Sur le fond du débat, je dois bien avouer que je ne sais pas ce que c’est qu’être Français. J’aimerais que ça soit l’appartenance à une communauté de valeurs, Liberté, Égalité, Fraternité ou quelque chose de proche, mais je ne suis pas sûr qu’une seule de ces notions qualifie bien la France actuelle. J’aimerais que ça soit une communauté de destins , d’aspirations, mais je n’ai pas le sentiment que les Français dégagent beaucoup de consensus sur l’orientation politique à donner au pays. Donc, je ne sais pas ce que c’est qu’être Français. Après tout, il n’y a peut-être pas d’identité française, ou elle est tellement ancrée en moi que je ne sais pas la décrire. Ce qui m’intéresserait beaucoup plus, ce serait qu’on essaie de trouver dans les 27 une identité européenne, mais ce débat-là, Sarkozy et Besson s’en foutent tant il est inutile (voire contre-productif) électoralement.

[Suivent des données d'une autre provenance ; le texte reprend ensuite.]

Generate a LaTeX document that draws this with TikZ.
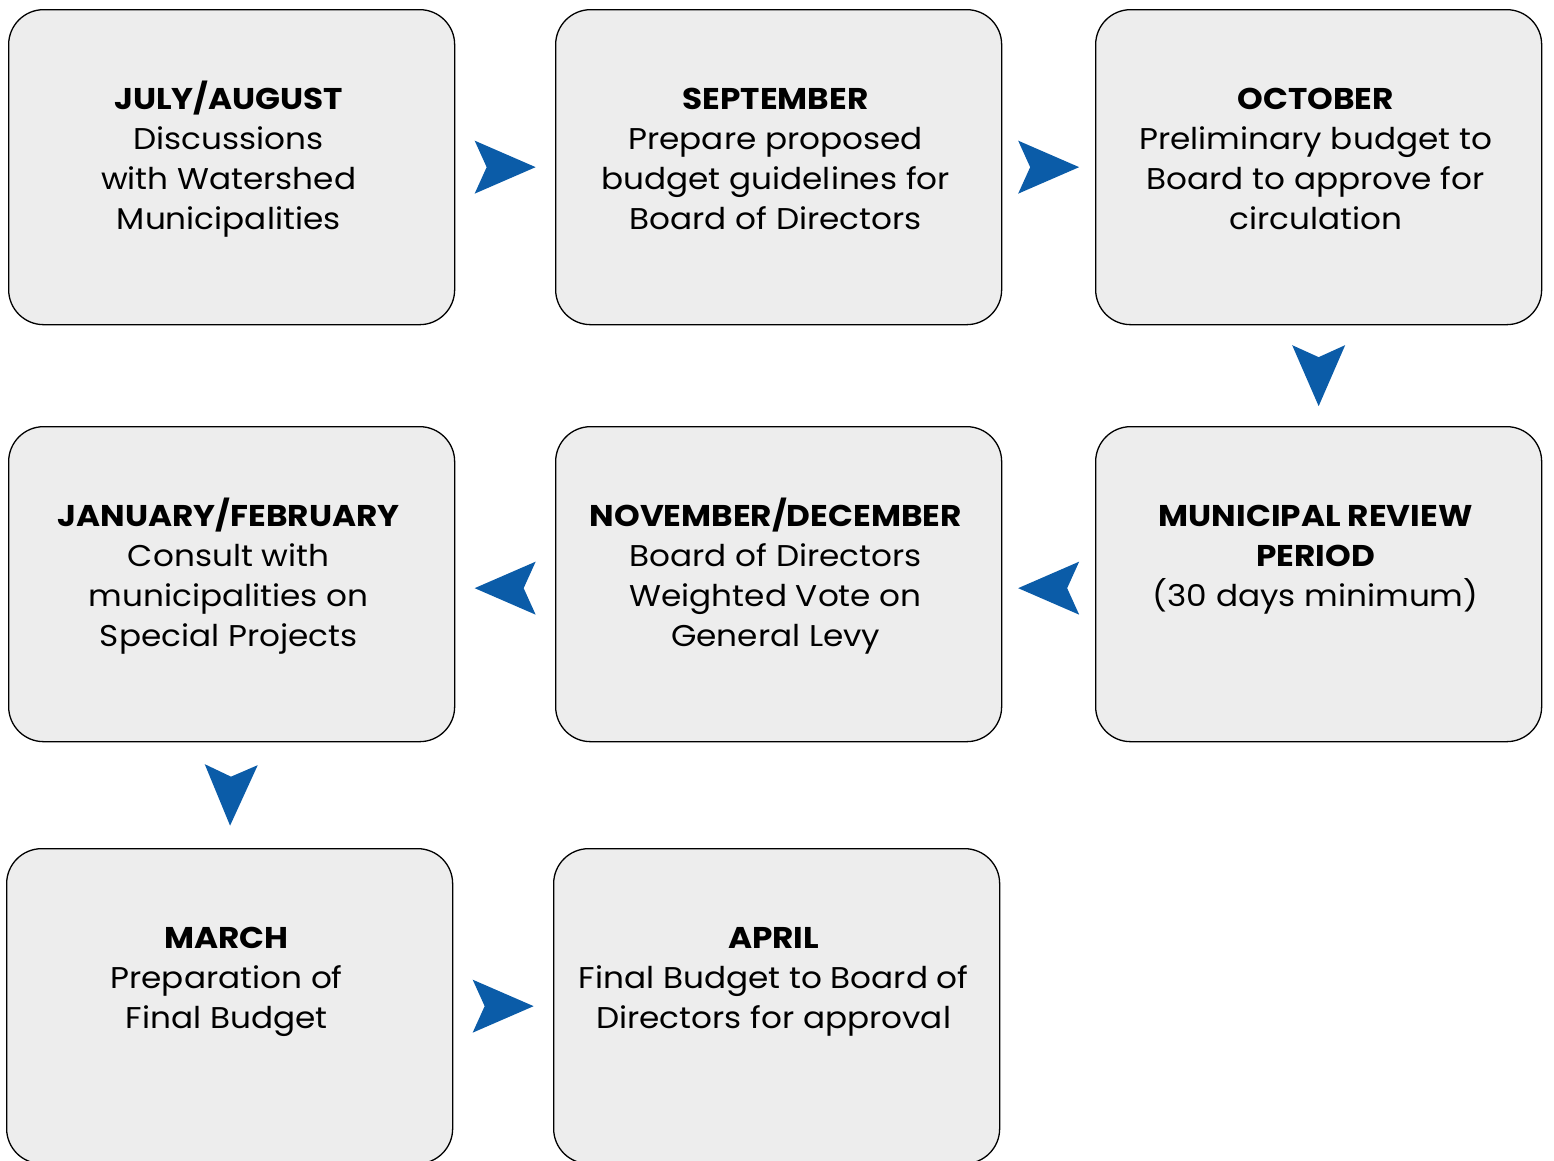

Il y a par contre quelque chose de plaisant dans ce débat sur l’identité nationale: les nouveaux Français, ceux qui viennent d’être naturalisés, ont plus de choses à dire que les autres, que moi en tout cas. Si ça vous intéresse, Le Monde leur a consacré un article pour qu’ils témoignent sur ce qu’est la France et pourquoi ils veulent en être.

Immigration et asile

Contrairement à ce que disait récemment Éric Besson, la France n’est pas première au monde en terme d’accueil de réfugiés, mais troisième derrière les Etats-Unis et le Canada (c’est déjà pas mal donc pas la peine de mentir). La bonne nouvelle, c’est que la France est toujours une des destinations favorites des demandeurs d’asile, preuve que notre pays est encore perçu à l’étranger comme une terre de liberté où il fait bon vivre (et dans l’ensemble, honnêtement, ils ont raison).

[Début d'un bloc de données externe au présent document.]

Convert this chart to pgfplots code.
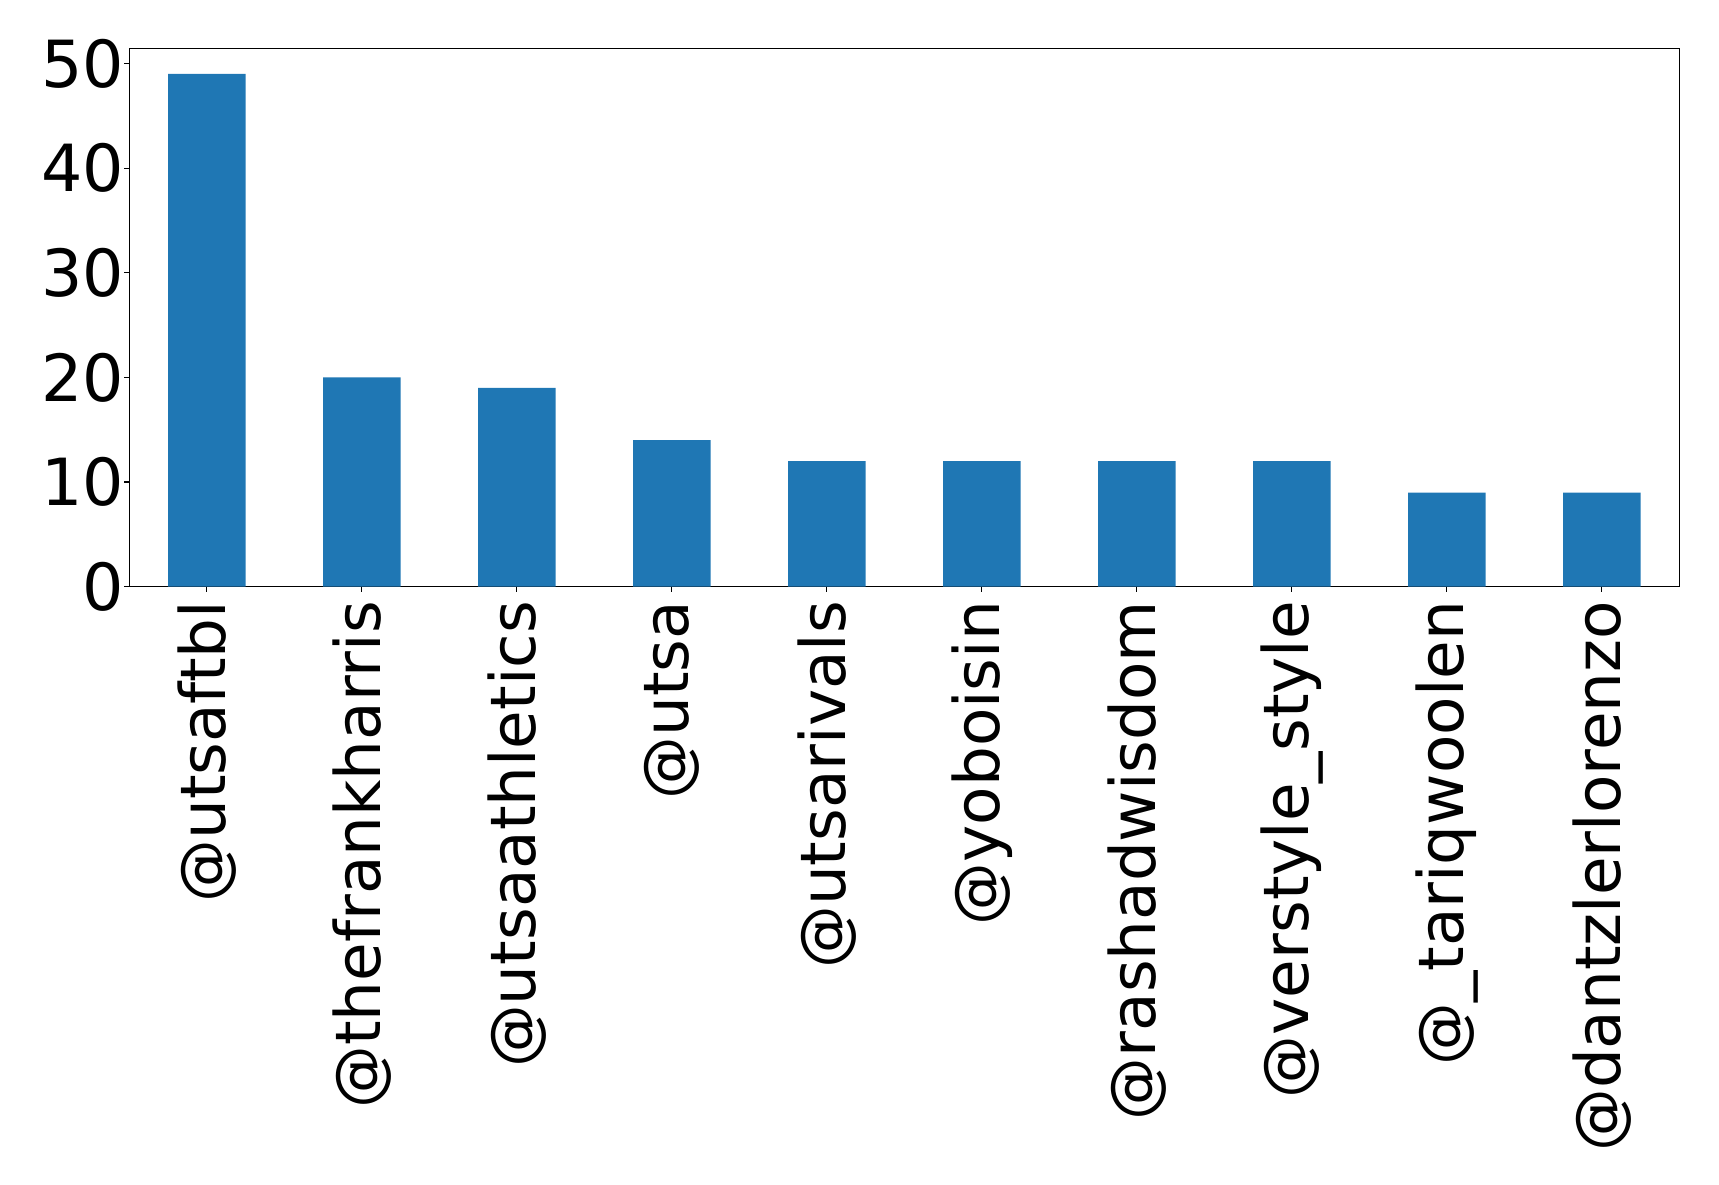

En France, c’est l’OFPRA (Office Français de Protection des Réfugiés et des Apatrides) qui évalue les dossiers des candidats au statut de réfugié -un statut qui régularise leur situation en France et les protège de toute expulsion vers leur pays d’origine. Pour évaluer les dossiers et prendre une décision juste, éclairée, il faut du temps (rencontrer un par un les demandeurs d’asile pour comprendre leur situation, voir s’ils sont sincères, etc.) et des moyens. Malheureusement, l’OFPRA a de plus en plus de difficultés à bien faire son travail et a donc mis en place des méthodes pour accélérer le traitement des demandes. Parmi ces méthodes, la « liste des pays sûrs », qui répertorie des pays qui réunissent des conditions (justice, protection, etc.) que le conseil d’administration de l’OFPRA juge suffisantes pour y renvoyer des ressortissants sans les mettre en danger. Quand un pays est sur cette liste, les ressortissants n’ont plus le droit d’asile -c’est-à-dire qu’ils ne sont plus protégés en attendant que l’OFPRA accepte ou rejette leur candidature au statut de réfugié, ils peuvent être renvoyés dans leur pays sans ménagement, ne bénéficient pas de l’aide aux demandeurs d’asiles (300 euros par mois) et l’OFPRA n’a pas à les rencontrer individuellement avant de rendre sa décision. Bref, quand un pays est sur la liste des pays sûrs, ses ressortissants demandeurs d’asile ont très peu de chances d’obtenir le statut de réfugié en France et vivent de façon ultra-précaire (financièrement et légalement) en attendant la décision de l’OFPRA.

L’ennui, c’est qu’à cette liste des pays sûrs vient d’être ajoutée la Turquie, pays fort respectable mais qui a quelques problèmes avec certains opposants politiques au point que l’an dernier, la France a accepté le statut de réfugié à 700 turcs. Un pays qui « produit » 700 réfugiés en 2008 rien qu’en France, est-ce un pays sûr ? Le conseil d’administration de l’OFPRA répond oui ; Maître Eolas répond non (billet à lire) et espère que le Conseil d’Etat contredira l’OFPRA.

C’est tout pour aujourd’hui. A bientôt.

PS: oui, la dinde de Thanksgiving était bonne, excellente même.